DISWAY: Bambang Margiono
Bulan lalu saya ingin bertemu lagi dengannya, tapi selalu tidak cocok waktu. Hari itu saya makan pagi dengan Tomy Winata. Ia kirim salam untuk Margiono. Itu saja.
Meski menderita gula Margiono bisa mengendalikannya. Ia selalu melihat level gula darahnya. Belum pernah ada tanda bahwa ia harus mulai cuci darah. Ia semakin disiplin. Apalagi di masa Covid: ia tahu memiliki komorbid yang serius.
Di rumah sakit itu sesak napasnya bertambah. Hasil pemeriksaan mengindikasikan ginjalnya bermasalah: problem logis dari penyakit gula.
Maka Margiono harus masuk ICU. Prosedur standar masuk ICU harus dipenuhi: pemeriksaan lebih teliti. Ternyata positif Covid-19.
Tapi penyebab utama sesak napasnya adalah: banyak racun yang tercampur ke dalam darah. Ikut beredar pula ke seluruh tubuh. Darah tidak bisa menyerap oksigen. Napas pun sesak.
Berarti fungsi ginjalnya terganggu. Harus cuci darah. Di ICU itu.
Tiga hari lalu cuci darah dilakukan. Kondisi Margiono membaik. Besoknya dicuci lagi untuk kali kedua: lebih baik. Kemarin, menurut jadwal, cuci darah untuk kali ketiga.
Parameter hasil pemeriksaannya mulai normal. Tekanan darahnya baik. Detak jantung baik. Oksigen 99 –dengan ventilator.
Margiono masih ditidurkan. Sudah tiga hari ia tidur.

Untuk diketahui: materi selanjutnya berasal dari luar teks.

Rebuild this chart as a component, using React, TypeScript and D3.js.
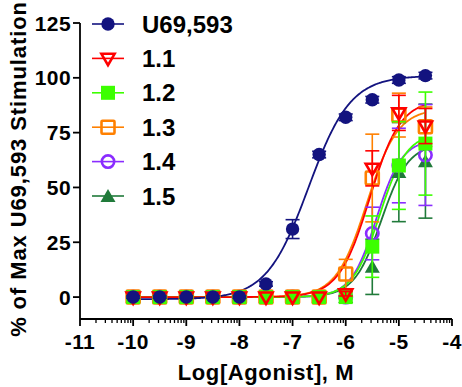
import React from "react";
import * as d3 from "d3";

// ---- data ----
const logDose = [-10, -9.5, -9, -8.5, -8, -7.5, -7, -6.5, -6, -5.5, -5, -4.5];
const seriesNames = ["U69,593", "1.1", "1.2", "1.3", "1.4", "1.5"];
const seriesColors = ["#13137f", "#ff0000", "#3cff00", "#ff8000", "#8a2cff", "#207a3a"];
const seriesShapes = ["circle", "triangleDown", "square", "squareOpen", "circleOpen", "triangleUp"];

const meanU69 = [0, 0, 0, 0, 0, 6, 31, 65, 82, 90, 99, 101];
const semU69 = [0.5, 0.5, 0.5, 0.5, 0.5, 1, 4.3, 1.5, 1.5, 1.5, 1.5, 1.5];
const mean11 = [0, 0, 0, 0, 0, 0, 0, 0, 1.5, 58.7, 84, 78];
const sem11 = [0, 0, 0, 0, 0, 0, 0, 0, 1, 8, 8, 8];
const mean12 = [0, 0, 0, 0, 0, 0, 0, 0, 0, 23, 60, 70];
const sem12 = [0, 0, 0, 0, 0, 0, 0, 0, 0.5, 14, 20, 23.5];
const mean13 = [0, 0, 0, 0, 0, 0, 0, 0, 10.5, 54.3, 83, 77.7];
const sem13 = [0, 0, 0, 0, 0, 0, 0, 0, 6.7, 20, 10, 9];
const mean14 = [0, 0, 0, 0, 0, 0, 0, 0, 0, 29, 60, 64.8];
const sem14 = [0, 0, 0, 0, 0, 0, 0, 0, 0.5, 12, 17, 23];
const mean15 = [0, 0, 0, 0, 0, 0, 0, 0, 0, 13.8, 57, 62];
const sem15 = [0, 0, 0, 0, 0, 0, 0, 0, 0.5, 12.6, 22.6, 26];

// sigmoidal fit parameters (bottom, top, logEC50, Hill slope)
const fitBottom = [-1, 0, 0, 0, 0, 0];
const fitTop = [101, 90, 75, 86, 72, 70];
const fitLogEC50 = [-6.7, -5.55, -5.36, -5.6, -5.42, -5.33];
const fitHill = [1.1, 1.5, 1.7, 1.5, 1.8, 1.7];

const xTicks = [-11, -10, -9, -8, -7, -6, -5, -4];
const yTicks = [0, 25, 50, 75, 100, 125];

const means = [meanU69, mean11, mean12, mean13, mean14, mean15];
const sems = [semU69, sem11, sem12, sem13, sem14, sem15];

const W = 462;
const H = 387;
const FONT = "'Liberation Sans', Arial, Helvetica, sans-serif";

function Marker({ shape, color, cx, cy }: { shape: string; color: string; cx: number; cy: number }) {
  const sw = 2.6;
  switch (shape) {
    case "circle":
      return <circle cx={cx} cy={cy} r={6.7} fill={color} />;
    case "circleOpen":
      return <circle cx={cx} cy={cy} r={6.2} fill="none" stroke={color} strokeWidth={sw} />;
    case "square":
      return <rect x={cx - 7} y={cy - 7} width={14} height={14} fill={color} />;
    case "squareOpen":
      return (
        <rect x={cx - 6.5} y={cy - 6.5} width={13} height={13} rx={1} fill="none" stroke={color} strokeWidth={sw} />
      );
    case "triangleDown":
      return (
        <path
          d={`M${cx - 6.6},${cy - 4.6}L${cx + 6.6},${cy - 4.6}L${cx},${cy + 6.8}Z`}
          fill="none"
          stroke={color}
          strokeWidth={sw}
          strokeLinejoin="miter"
        />
      );
    case "triangleUp":
      return <path d={`M${cx - 7.5},${cy + 6}L${cx + 7.5},${cy + 6}L${cx},${cy - 7}Z`} fill={color} />;
    default:
      return null;
  }
}

export default function App() {
  const x = d3.scaleLinear().domain([-11, -4]).range([80, 452]);
  const y = d3.scaleLinear().domain([-10, 125]).range([319, 23]);

  const curveX = d3.range(-10, -4.5 + 1e-9, 0.02);
  const line = d3
    .line<number>()
    .x((d) => x(d))
    .curve(d3.curveLinear);

  const curves = seriesNames.map((_, i) =>
    line.y((d) => y(fitBottom[i] + (fitTop[i] - fitBottom[i]) / (1 + Math.pow(10, (fitLogEC50[i] - d) * fitHill[i]))))(
      curveX
    )
  );

  const minorTicks: number[] = [];
  for (let dec = -11; dec < -4; dec++) {
    for (let k = 2; k <= 9; k++) minorTicks.push(dec + Math.log10(k));
  }

  const order = [5, 4, 3, 2, 1, 0];
  const legendY = (i: number) => 24 + i * 34.4;

  return (
    <svg
      width={W}
      height={H}
      style={{ position: "absolute", left: 0, top: 0, background: "#fff" }}
      fontFamily={FONT}
      fontWeight="bold"
    >
      <rect width={W} height={H} fill="#fff" />
      {/* curves */}
      {order.map((i) => (
        <path key={"c" + i} d={curves[i] || ""} fill="none" stroke={seriesColors[i]} strokeWidth={1.8} />
      ))}
      {/* data */}
      {order.map((i) => (
        <g key={"s" + i}>
          {logDose.map((ld, j) =>
            sems[i][j] > 0 ? (
              <g key={j} stroke={seriesColors[i]} strokeWidth={1.6}>
                <line x1={x(ld)} x2={x(ld)} y1={y(means[i][j] - sems[i][j])} y2={y(means[i][j] + sems[i][j])} />
                <line x1={x(ld) - 7} x2={x(ld) + 7} y1={y(means[i][j] + sems[i][j])} y2={y(means[i][j] + sems[i][j])} />
                <line x1={x(ld) - 7} x2={x(ld) + 7} y1={y(means[i][j] - sems[i][j])} y2={y(means[i][j] - sems[i][j])} />
              </g>
            ) : null
          )}
          {logDose.map((ld, j) => (
            <Marker key={"m" + j} shape={seriesShapes[i]} color={seriesColors[i]} cx={x(ld)} cy={y(means[i][j])} />
          ))}
        </g>
      ))}
      {/* axes */}
      <g stroke="#000" strokeWidth={1.8} fill="none">
        <line x1={x(-11)} x2={x(-11)} y1={y(125)} y2={y(-10)} />
        <line x1={x(-11)} x2={x(-4)} y1={y(-10)} y2={y(-10)} />
        {yTicks.map((t) => (
          <line key={"yt" + t} x1={x(-11) - 7} x2={x(-11)} y1={y(t)} y2={y(t)} />
        ))}
        {xTicks.map((t) => (
          <line key={"xt" + t} x1={x(t)} x2={x(t)} y1={y(-10)} y2={y(-10) + 7} />
        ))}
        {minorTicks.map((t, k) => (
          <line key={"mt" + k} x1={x(t)} x2={x(t)} y1={y(-10)} y2={y(-10) + 4} strokeWidth={1.3} />
        ))}
      </g>
      <g fontSize={21} fill="#000" letterSpacing={0.4}>
        {yTicks.map((t) => (
          <text key={"yl" + t} x={x(-11) - 9} y={y(t)} dy="0.36em" textAnchor="end">
            {t}
          </text>
        ))}
        {xTicks.map((t) => (
          <text key={"xl" + t} x={x(t)} y={349} textAnchor="middle">
            {t}
          </text>
        ))}
      </g>
      <text x={(x(-11) + x(-4)) / 2} y={380} textAnchor="middle" fontSize={22} letterSpacing={0.6}>
        Log[Agonist], M
      </text>
      <text
        transform={`translate(26,${(y(125) + y(-10)) / 2 - 2}) rotate(-90)`}
        textAnchor="middle"
        fontSize={22}
        letterSpacing={0.9}
      >
        % of Max U69,593 Stimulation
      </text>
      {/* legend */}
      {seriesNames.map((name, i) => (
        <g key={"lg" + i}>
          <line x1={92} x2={124} y1={legendY(i)} y2={legendY(i)} stroke={seriesColors[i]} strokeWidth={1.6} />
          <Marker shape={seriesShapes[i]} color={seriesColors[i]} cx={108} cy={legendY(i)} />
          <text x={142} y={legendY(i)} dy="0.36em" fontSize={24}>
            {name}
          </text>
        </g>
      ))}
    </svg>
  );
}
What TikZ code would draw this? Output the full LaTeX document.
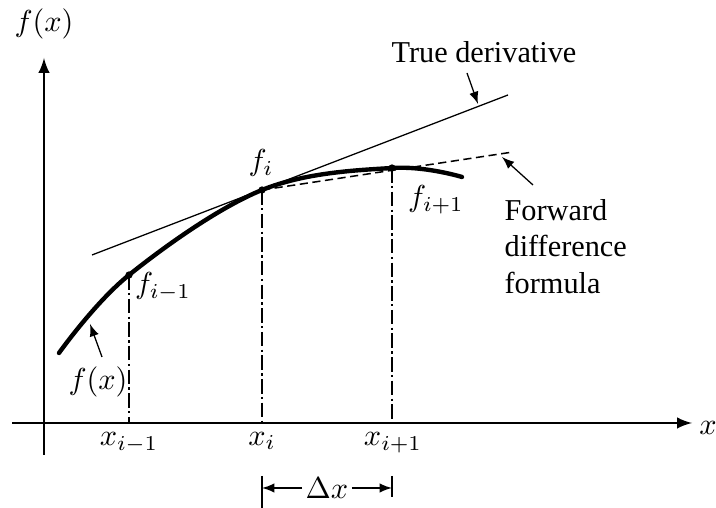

Seluruh keluarga dan orang dekatnya memeriksakan diri: semua negatif Covid. Mereka juga heran: di mana Margiono tertular. Dan mengapa tidak menulari mereka.
Yang jelas angka penularan se Indonesia kian tinggi. Setelah kini 7.000 sehari, tentu naiknya bisa jauh lebih besar lagi –secara matematis.
Ini gelombang ketiga bagi Indonesia. Atau gelombang keempat bagi dunia.
Di gelombang ketiga dunia, dulu, kita ditenangkan oleh grafik: tidak setinggi gelombang dua. Baik kasus barunya maupun tingkat kematiannya.
Lalu muncul teori: gelombang-gelombang berikutnya pasti kian menurun. Lalu menurun lagi. Terus begitu. Sampai akhirnya dianggap biasa: seperti flu.